Improving Detection Rates

How capable are these military dogs? Their sense of smell is about 50 times stronger than ours. So, they can sniff out IEDs before they detonate.

Ground patrols find about 50 percent of IEDs before detonation. But the detection rate increases to 80 percent when dogs do the job. That’s according to the Defense Department.

Louis Robinson is an Air Force K9 handler. He estimates that a fully trained bomb detection canine is worth more than $150,000.

The U.S. continues to import many dogs from Eastern Europe, due to their pedigrees. But increasingly military dogs are “home-grown.” Especially since the establishment of the American Kennel Club Detection Task Force.

Stamp of Approval

In addition to breeds mentioned earlier, others have been recruited for service.
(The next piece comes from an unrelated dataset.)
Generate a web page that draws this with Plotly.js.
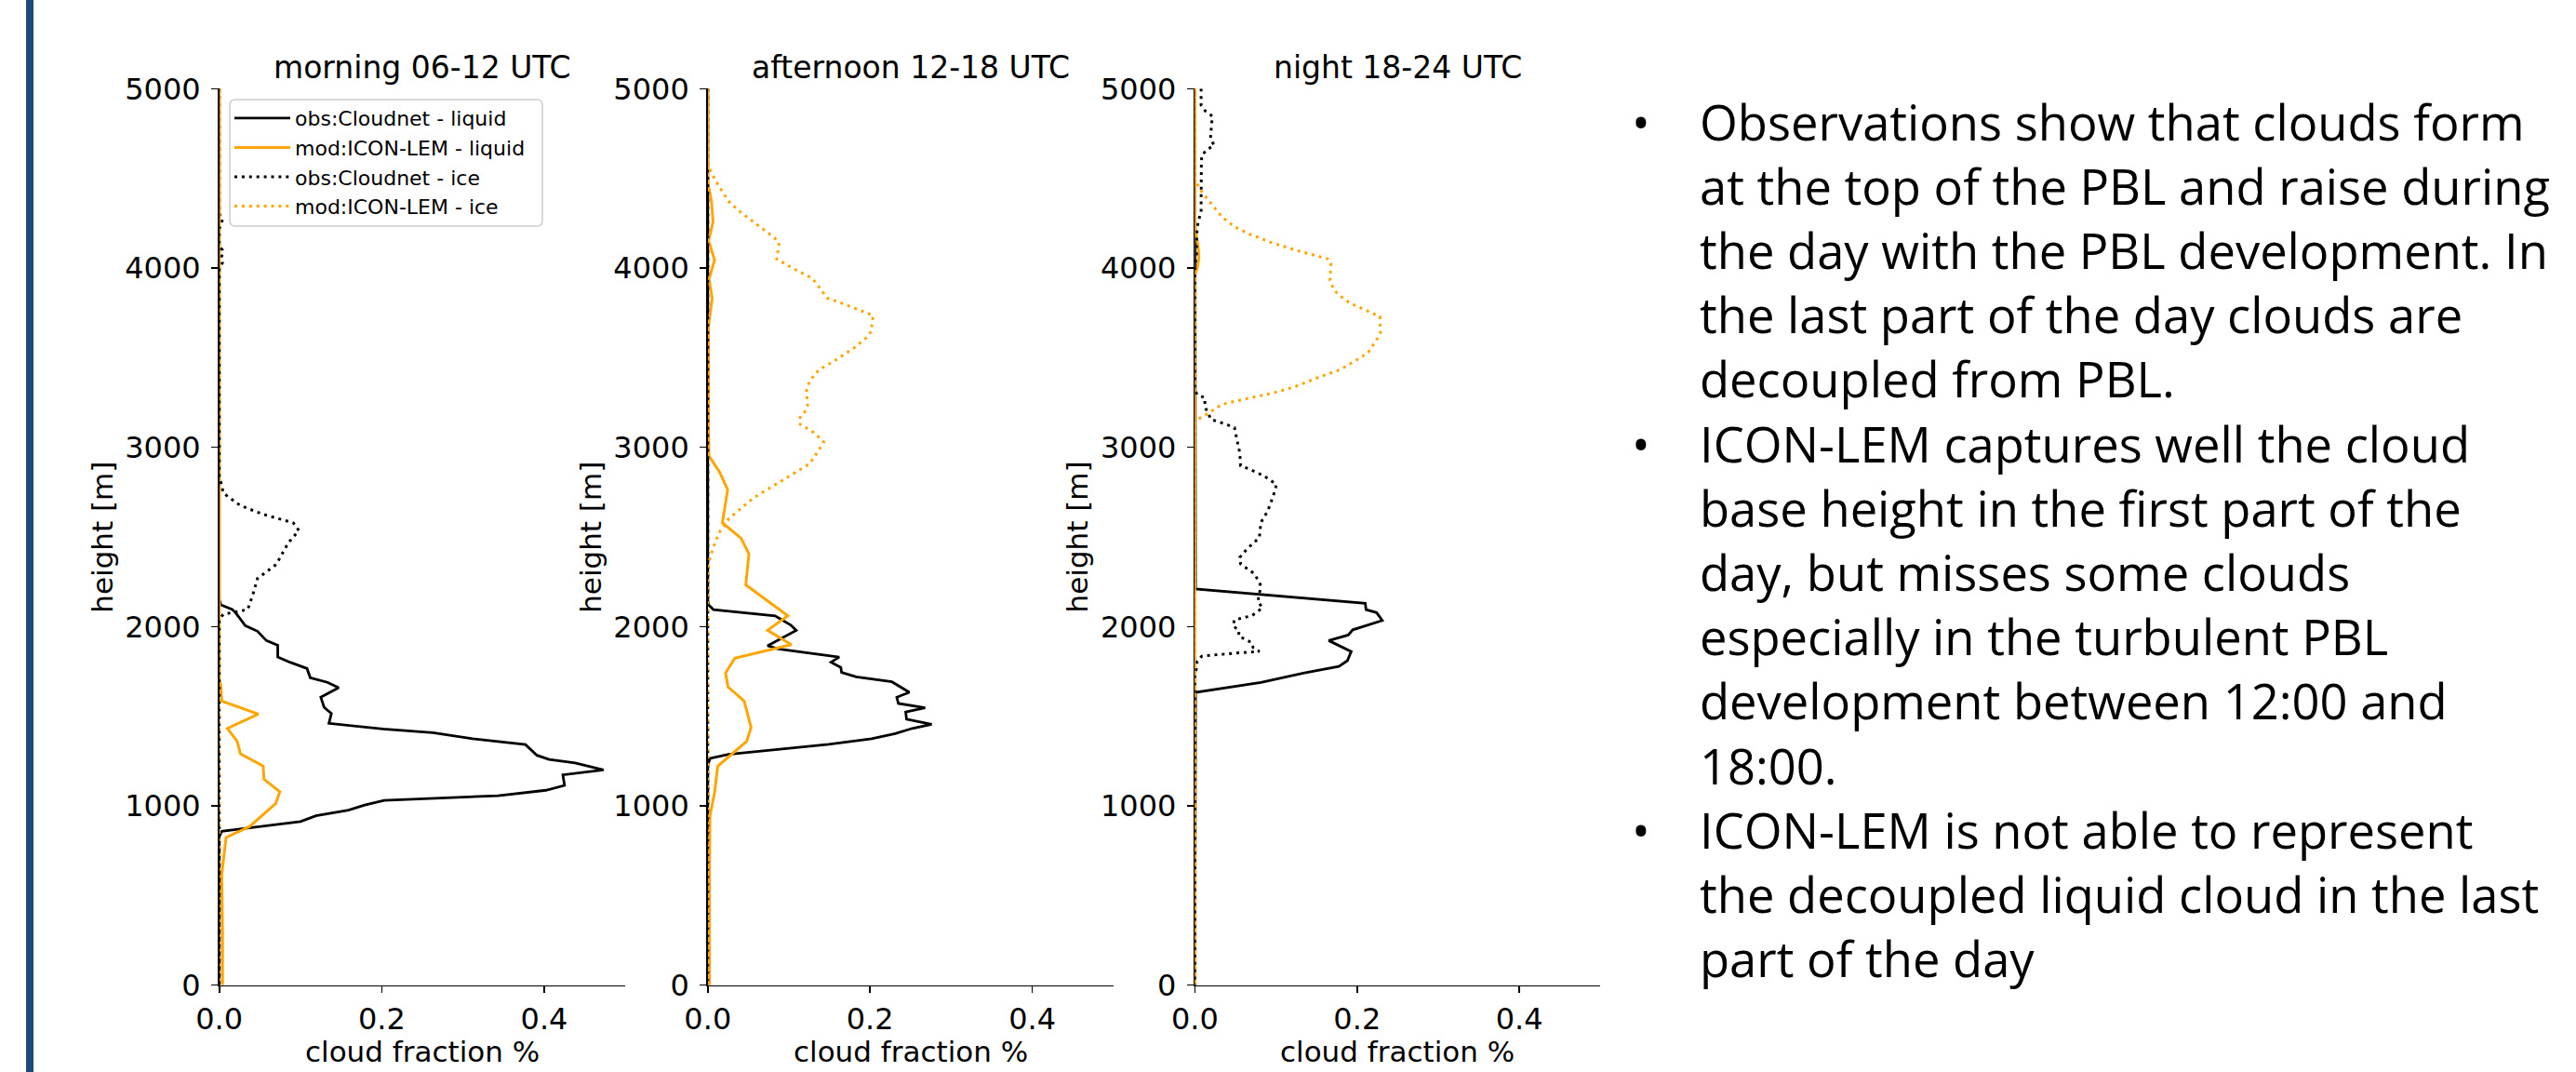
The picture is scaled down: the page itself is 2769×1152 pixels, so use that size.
<!DOCTYPE html>
<html>
<head>
<meta charset="utf-8">
<script src="https://cdn.plot.ly/plotly-3.0.1.min.js"></script>
<style>
html, body { margin: 0; padding: 0; background: #ffffff; }
#chart { width: 2769px; height: 1152px; }
</style>
</head>
<body>
<div id="chart"></div>
<script>
// ---------------- DATA ----------------
const panelTitles = ["morning 06-12 UTC", "afternoon 12-18 UTC", "night 18-24 UTC"];
const seriesNames = ["obs:Cloudnet - liquid", "mod:ICON-LEM - liquid", "obs:Cloudnet - ice", "mod:ICON-LEM - ice"];
const xAxisTitle = "cloud fraction %";
const yAxisTitle = "height [m]";
const xTickVals = [0, 0.2, 0.4];
const xTickText = ["0.0", "0.2", "0.4"];
const yTickVals = [0, 1000, 2000, 3000, 4000, 5000];
const yTickText = ["0", "1000", "2000", "3000", "4000", "5000"];

// morning 06-12 UTC
const morningObsLiqH = [5000, 2150, 2121, 2095, 2078, 2005, 1974, 1922, 1896, 1830, 1801, 1766, 1715, 1689, 1659, 1606, 1550, 1515, 1460, 1429, 1408, 1374, 1342, 1282, 1259, 1239, 1201, 1173, 1114, 1087, 1057, 1031, 1005, 976, 945, 913, 858, 830, 0];
const morningObsLiq  = [0, 0, 0.002, 0.016, 0.020, 0.032, 0.047, 0.058, 0.072, 0.072, 0.087, 0.108, 0.112, 0.133, 0.147, 0.125, 0.129, 0.138, 0.135, 0.2015, 0.263, 0.312, 0.377, 0.391, 0.406, 0.438, 0.473, 0.423, 0.425, 0.402, 0.343, 0.203, 0.179, 0.159, 0.119, 0.100, 0.003, 0, 0];
const morningModLiqH = [5000, 1700, 1671, 1585, 1512, 1432, 1360, 1291, 1222, 1149, 1079, 1014, 884, 824, 720, 616, 300, 0];
const morningModLiq  = [0, 0, 0.002, 0.003, 0.048, 0.010, 0.022, 0.026, 0.054, 0.055, 0.0745, 0.0696, 0.037, 0.0084, 0.0057, 0.003, 0.004, 0.004];
const morningObsIceH = [5000, 4300, 4280, 4250, 4220, 4120, 4100, 4060, 4030, 4000, 2830, 2804, 2744, 2675, 2626, 2579, 2536, 2467, 2346, 2268, 2173, 2095, 2069, 2040, 0];
const morningObsIce  = [0, 0, 0.004, 0.003, 0, 0, 0.004, 0.003, 0.004, 0, 0, 0.002, 0.005, 0.026, 0.054, 0.091, 0.098, 0.085, 0.070, 0.047, 0.041, 0.035, 0.005, 0, 0];
const morningModIceH = [5000, 0];
const morningModIce  = [0, 0];

// afternoon 12-18 UTC
const afternoonObsLiqH = [5000, 2150, 2121, 2095, 2060, 2043, 2008, 1979, 1893, 1875, 1835, 1830, 1801, 1772, 1744, 1720, 1692, 1633, 1606, 1571, 1547, 1524, 1484, 1455, 1432, 1403, 1374, 1343, 1287, 1265, 1230, 0];
const afternoonObsLiq  = [0, 0, 0.001, 0.007, 0.083, 0.089, 0.1025, 0.109, 0.0737, 0.087, 0.156, 0.162, 0.152, 0.164, 0.165, 0.183, 0.227, 0.2485, 0.233, 0.235, 0.268, 0.244, 0.245, 0.276, 0.252, 0.231, 0.202, 0.149, 0.0257, 0.003, 0, 0];
const afternoonModLiqH = [5000, 4500, 4456, 4370, 4257, 4153, 4044, 3937, 3833, 3678, 3100, 2951, 2865, 2764, 2579, 2493, 2406, 2277, 2233, 2060, 1979, 1899, 1824, 1741, 1663, 1585, 1437, 1360, 1222, 1074, 944, 650, 0];
const afternoonModLiq  = [0, 0, 0.001, 0.0046, 0.0065, 0.001, 0.0084, 0.0015, 0.0054, 0.001, 0.001, 0.0015, 0.0142, 0.0245, 0.018, 0.041, 0.0507, 0.0476, 0.0469, 0.0987, 0.0737, 0.103, 0.0334, 0.0219, 0.025, 0.0449, 0.0534, 0.048, 0.0123, 0.0084, 0.0027, 0.002, 0.002];
const afternoonObsIceH = [5000, 0];
const afternoonObsIce  = [0, 0];
const afternoonModIceH = [5000, 4600, 4569, 4525, 4447, 4370, 4309, 4252, 4171, 4141, 4096, 4050, 3986, 3942, 3871, 3833, 3802, 3750, 3735, 3695, 3647, 3609, 3553, 3479, 3432, 3370, 3318, 3231, 3193, 3159, 3128, 3081, 3029, 2986, 2908, 2813, 2718, 2602, 2524, 2441, 2354, 2320, 0];
const afternoonModIce  = [0, 0, 0.001, 0.005, 0.015, 0.026, 0.041, 0.0573, 0.0815, 0.088, 0.0864, 0.085, 0.110, 0.129, 0.141, 0.147, 0.166, 0.195, 0.204, 0.2025, 0.2016, 0.195, 0.180, 0.155, 0.137, 0.1256, 0.1218, 0.123, 0.119, 0.1125, 0.114, 0.1313, 0.143, 0.137, 0.1256, 0.091, 0.0564, 0.026, 0.014, 0.0066, 0.001, 0, 0];

// night 18-24 UTC
const nightObsLiqH = [5000, 2230, 2210, 2130, 2095, 2078, 2034, 1982, 1953, 1922, 1861, 1810, 1778, 1741, 1689, 1633, 0];
const nightObsLiq  = [0, 0, 0.0008, 0.210, 0.211, 0.224, 0.231, 0.1946, 0.189, 0.165, 0.1927, 0.188, 0.1775, 0.135, 0.0814, 0.0008, 0];
const nightModLiqH = [5000, 4250, 4200, 4120, 4060, 4000, 3960, 0];
const nightModLiq  = [0, 0, 0.001, 0.004, 0.005, 0.003, 0, 0];
const nightObsIceH = [5000, 4907, 4875, 4847, 4768, 4721, 4684, 4662, 4628, 4581, 4360, 4313, 4267, 4221, 4130, 4080, 4000, 3320, 3294, 3276, 3226, 3188, 3155, 3128, 3109, 3026, 2970, 2896, 2881, 2840, 2793, 2729, 2645, 2581, 2497, 2432, 2386, 2349, 2293, 2228, 2140, 2104, 2060, 2038, 2005, 1977, 1948, 1910, 1882, 1861, 1851, 1835, 1806, 1766, 1740, 0];
const nightObsIce  = [0.0077, 0.0077, 0.013, 0.0215, 0.020, 0.0192, 0.0238, 0.0154, 0.0085, 0.008, 0.0077, 0.0077, 0.0046, 0.0028, 0.002, 0.002, 0, 0, 0.0028, 0.0123, 0.0123, 0.016, 0.020, 0.039, 0.0488, 0.0526, 0.0553, 0.0564, 0.066, 0.0852, 0.1006, 0.0967, 0.0898, 0.0814, 0.0795, 0.0641, 0.0553, 0.0564, 0.0737, 0.0814, 0.0776, 0.0834, 0.070, 0.0488, 0.0469, 0.0546, 0.0538, 0.070, 0.0719, 0.0795, 0.0469, 0.0085, 0.0028, 0.002, 0, 0];
const nightModIceH = [5000, 4500, 4471, 4430, 4391, 4323, 4285, 4230, 4189, 4141, 4100, 4063, 4050, 4026, 3933, 3896, 3856, 3804, 3766, 3730, 3641, 3600, 3529, 3479, 3433, 3387, 3335, 3299, 3270, 3239, 3188, 3164, 3140, 0];
const nightModIce  = [0, 0, 0.0028, 0.0077, 0.0143, 0.0265, 0.0334, 0.0488, 0.0672, 0.0949, 0.1237, 0.154, 0.164, 0.1678, 0.1666, 0.1697, 0.1755, 0.191, 0.210, 0.228, 0.2288, 0.224, 0.2138, 0.1965, 0.179, 0.1505, 0.1217, 0.0929, 0.0621, 0.0334, 0.016, 0.0066, 0, 0];

const textLines = [
  "Observations show that clouds form",
  "at the top of the PBL and raise during",
  "the day with the PBL development. In",
  "the last part of the day clouds are",
  "decoupled from PBL.",
  "ICON-LEM captures well the cloud",
  "base height in the first part of the",
  "day, but misses some clouds",
  "especially in the turbulent PBL",
  "development between 12:00 and",
  "18:00.",
  "ICON-LEM is not able to represent",
  "the decoupled liquid cloud in the last",
  "part of the day"
];
const bulletLines = [0, 5, 11];

// ---------------- LAYOUT / STYLE ----------------
const W = 2769, H = 1152;
const px = x => x / W;
const py = y => 1 - y / H;

const panelX = [[235.7, 672.3], [760.8, 1196.8], [1284.4, 1720.4]];
const plotTop = 95.3, plotBottom = 1058.7;

const BLACK = "#000000", ORANGE = "#ffa500";
const DOT = "3px,4.9px";
const styles = [
  {color: BLACK, dash: "solid", width: 2.8},
  {color: ORANGE, dash: "solid", width: 3},
  {color: BLACK, dash: DOT, width: 3},
  {color: ORANGE, dash: DOT, width: 3}
];

const panels = [
  [[morningObsLiq, morningObsLiqH], [morningModLiq, morningModLiqH], [morningObsIce, morningObsIceH], [morningModIce, morningModIceH]],
  [[afternoonObsLiq, afternoonObsLiqH], [afternoonModLiq, afternoonModLiqH], [afternoonObsIce, afternoonObsIceH], [afternoonModIce, afternoonModIceH]],
  [[nightObsLiq, nightObsLiqH], [nightModLiq, nightModLiqH], [nightObsIce, nightObsIceH], [nightModIce, nightModIceH]]
];

const data = [];
panels.forEach((series, p) => {
  series.forEach((s, k) => {
    data.push({
      type: "scatter",
      mode: "lines",
      x: s[0],
      y: s[1],
      name: seriesNames[k],
      xaxis: p === 0 ? "x" : "x" + (p + 1),
      yaxis: p === 0 ? "y" : "y" + (p + 1),
      showlegend: p === 0,
      line: {color: styles[k].color, dash: styles[k].dash, width: styles[k].width},
      hoverinfo: "skip",
      cliponaxis: false
    });
  });
});

const tickFont = {family: "DejaVu Sans", size: 32, color: "#000"};
const labelFont = {family: "DejaVu Sans", size: 31, color: "#000"};

// legend frame (rounded, matplotlib-like)
const lb = {x0: 247, x1: 583, y0: 107, y1: 243, r: 6};
const P = (x, y) => px(x).toFixed(6) + "," + py(y).toFixed(6);
const legendFrame =
  "M" + P(lb.x0 + lb.r, lb.y0) + " L" + P(lb.x1 - lb.r, lb.y0) +
  " Q" + P(lb.x1, lb.y0) + " " + P(lb.x1, lb.y0 + lb.r) +
  " L" + P(lb.x1, lb.y1 - lb.r) +
  " Q" + P(lb.x1, lb.y1) + " " + P(lb.x1 - lb.r, lb.y1) +
  " L" + P(lb.x0 + lb.r, lb.y1) +
  " Q" + P(lb.x0, lb.y1) + " " + P(lb.x0, lb.y1 - lb.r) +
  " L" + P(lb.x0, lb.y0 + lb.r) +
  " Q" + P(lb.x0, lb.y0) + " " + P(lb.x0 + lb.r, lb.y0) + " Z";

const layout = {
  width: W, height: H,
  margin: {l: 0, r: 0, t: 0, b: 0, pad: 0, autoexpand: false},
  paper_bgcolor: "#ffffff",
  plot_bgcolor: "#ffffff",
  showlegend: true,
  legend: {
    x: px(247), y: py(106), xanchor: "left", yanchor: "top",
    bgcolor: "rgba(0,0,0,0)",
    borderwidth: 0,
    font: {family: "DejaVu Sans", size: 22, color: "#000"},
    itemwidth: 60,
    traceorder: "normal"
  },
  shapes: [
    {type: "rect", xref: "paper", yref: "paper", x0: px(28), x1: px(36), y0: 0, y1: 1,
     fillcolor: "#1f497d", line: {width: 0}, layer: "above"},
    {type: "path", xref: "paper", yref: "paper", path: legendFrame,
     fillcolor: "rgba(255,255,255,0.8)", line: {color: "#cccccc", width: 1.5}, layer: "above"}
  ],
  annotations: []
};

panelX.forEach((d, p) => {
  const sx = p === 0 ? "" : String(p + 1);
  layout["xaxis" + sx] = {
    domain: [px(d[0]), px(d[1])],
    anchor: "y" + sx,
    range: [0, 0.5],
    tickvals: xTickVals, ticktext: xTickText,
    showline: true, linecolor: "#000", linewidth: 1.6,
    ticks: "outside", ticklen: 7, tickwidth: 1.6, tickcolor: "#000",
    showgrid: false, zeroline: false,
    tickfont: tickFont,
    fixedrange: true
  };
  layout["yaxis" + sx] = {
    domain: [py(plotBottom), py(plotTop)],
    anchor: "x" + sx,
    range: [0, 5000],
    tickvals: yTickVals, ticktext: yTickText,
    showline: true, linecolor: "#000", linewidth: 1.6,
    ticks: "outside", ticklen: 7, tickwidth: 1.6, tickcolor: "#000",
    showgrid: false, zeroline: false,
    tickfont: tickFont,
    ticklabelstandoff: 5,
    fixedrange: true
  };
  // panel title
  layout.annotations.push({
    xref: "paper", yref: "paper",
    x: px((d[0] + d[1]) / 2), y: py(72),
    xanchor: "center", yanchor: "middle",
    text: panelTitles[p], showarrow: false,
    font: {family: "DejaVu Sans", size: 33, color: "#000"}
  });
  // x axis title
  layout.annotations.push({
    xref: "paper", yref: "paper",
    x: px((d[0] + d[1]) / 2), y: py(1130),
    xanchor: "center", yanchor: "middle",
    text: xAxisTitle, showarrow: false, font: labelFont
  });
  // y axis title
  layout.annotations.push({
    xref: "paper", yref: "paper",
    x: px(d[0] - 126), y: py((plotTop + plotBottom) / 2),
    xanchor: "center", yanchor: "middle", textangle: -90,
    text: yAxisTitle, showarrow: false, font: labelFont
  });
});

const textFont = {family: "Open Sans", size: 52.5, color: "#000"};
textLines.forEach((line, i) => {
  const mid = 130 + i * 69.2;
  layout.annotations.push({
    xref: "paper", yref: "paper",
    x: px(1825), y: py(mid),
    xanchor: "left", yanchor: "middle",
    text: line, showarrow: false, font: textFont
  });
  if (bulletLines.indexOf(i) >= 0) {
    layout.annotations.push({
      xref: "paper", yref: "paper",
      x: px(1764), y: py(mid),
      xanchor: "center", yanchor: "middle",
      text: "•", showarrow: false, font: textFont
    });
  }
});

Plotly.newPlot("chart", data, layout, {displayModeBar: false, staticPlot: true});
</script>
</body>
</html>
They include the Belgian Malinois, Rottweiler, Giant Schnauzer, Alaskan Malamutes and Huskies, and Yorkshire Terriers. 

Next time you’re at the post office, consider requesting the forever stamp honoring the contributions of military working dogs.

It features the four most common breeds associated with military work. They are the German Shepherd, Labrador Retriever, Belgian Malinois and Dutch Shepherd.

We don’t need another reason to love and admire our canine friends. But it’s good to know some are heroically helping keep our active military members safe.